What I learned at PSU

When I first started writing for the Oregon Catalyst in 2011, I managed a hedge fund that had weathered the storm of 2008 well; indeed we profited from it since my fund was actually hedged. But things were not looking good for my boutique investment partnership because most of the assets were owned by one large investor who had recently passed away.

In a post Bernie Madoff world, it seemed impossible for me to talk anyone else into investing that kind of money in a fund ran out of a home office in a tiny condo on Portland’s Sylvan Hill. So I had a choice to make: either put down a lot of money in a way that would cover the higher costs of using commercial real estate and hiring a significant sales force, or invest a smaller amount of money in graduate school instead.

On my birthday in 2014, I made the tough decision to put an end to my career in asset management and pursue a new one in data science. I pursued a masters in economics at Portland State University. As I graduate this weekend, there are four big lessons I take away from this grad school experience.

First, for those that have the right skills, we live in prosperous times. There are many great employment opportunities for myself and my fellow classmates in this program, and I saw the same bounty of opportunity bless the graduates of the two classes before me.

Second, as I’ve acquired more empirical training, I’ve become less ideological. When I was an undergraduate at Hillsdale College, I took more philosophy courses than math courses. I’m not sure how far we can persuade other people using normative arguments, but rigorous quantitative methods seem more capable of bridging differences among people with different worldviews.

Third, mainstream Neoclassical economics tends to lead to free-market policy conclusions. You name the policy relevant to Oregon’s political dialogue today, from the minimum wage to rent control, the idea that government intervention leads to a net increase in social welfare is a fringe position in the prevailing economic literature.

Fourth, there are people that the average reader of the Oregon Catalyst would assume are on the other side of many issues you hold dear, but in reality, these peoples’ votes are more up for grabs than you might realize. In Dr. Tom Potiowsky, the chair of PSU’s Department of Economics, there’s a great anecdote of this. I don’t really know his politics, but simply because he’s a man of high class and high education, the odds are he’s no Republican in a time when the GOP increasingly seems to position itself as the low-class party.

And yet I’m rather confident in guessing that he voted no on Measure 97. After serving several years as Oregon’s State Economist, Potiowsky returned to PSU and created the Northwest Economic Research Center (NERC), a consulting firm affiliated with the College of Urban and Public Affairs.
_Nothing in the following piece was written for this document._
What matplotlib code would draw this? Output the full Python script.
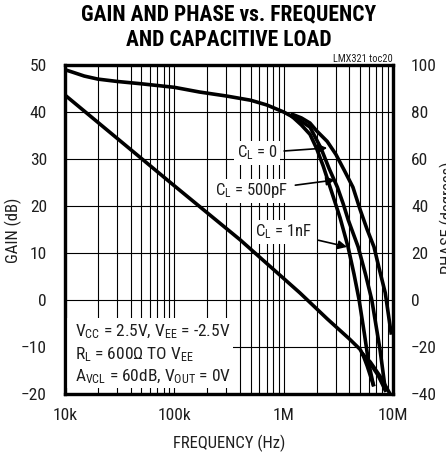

NERC is unique in its pursuit of objectivity. Most economic consulting firms are hired guns. Two sides in a policy dispute will hire economists to present research arriving at their advocated conclusions. When contracting work, NERC has its clients sign an agreement giving NERC full independence to write an objective report that will be in the public domain. If NERC’s clients don’t like the findings of its study, they’ve given up the right to hide the results.

Last year Our Oregon, the Beaver State’s public employee lobbying arm, contracted with NERC to study Measure 97. When the results were that many private sector jobs would be eliminated due to this tax that Potiowsky publicly called a “sales tax on steroids,” Our Oregon tried to silence the study. Potiowsky, whose integrity is rock solid, stood firm in the face of legal threats.

Our state has more Tom Potiowskies than is generally appreciated. When a bad policy has lost him it’s probably lost middle Oregon.

The 2016 populist strategy that was able to squeak the GOP by in Michigan, Pennsylvania, and Wisconsin actually earned Donald Trump a lower percentage of the vote in Oregon than John McCain and Mitt Romney mustered. The Covfefe strategy won’t be a winning strategy here, but I suspect that good policy can be good politics with Oregon’s Potiowsky vote.

Eric Shierman lives in Salem and is the author of A Brief History of Political Cultural Change.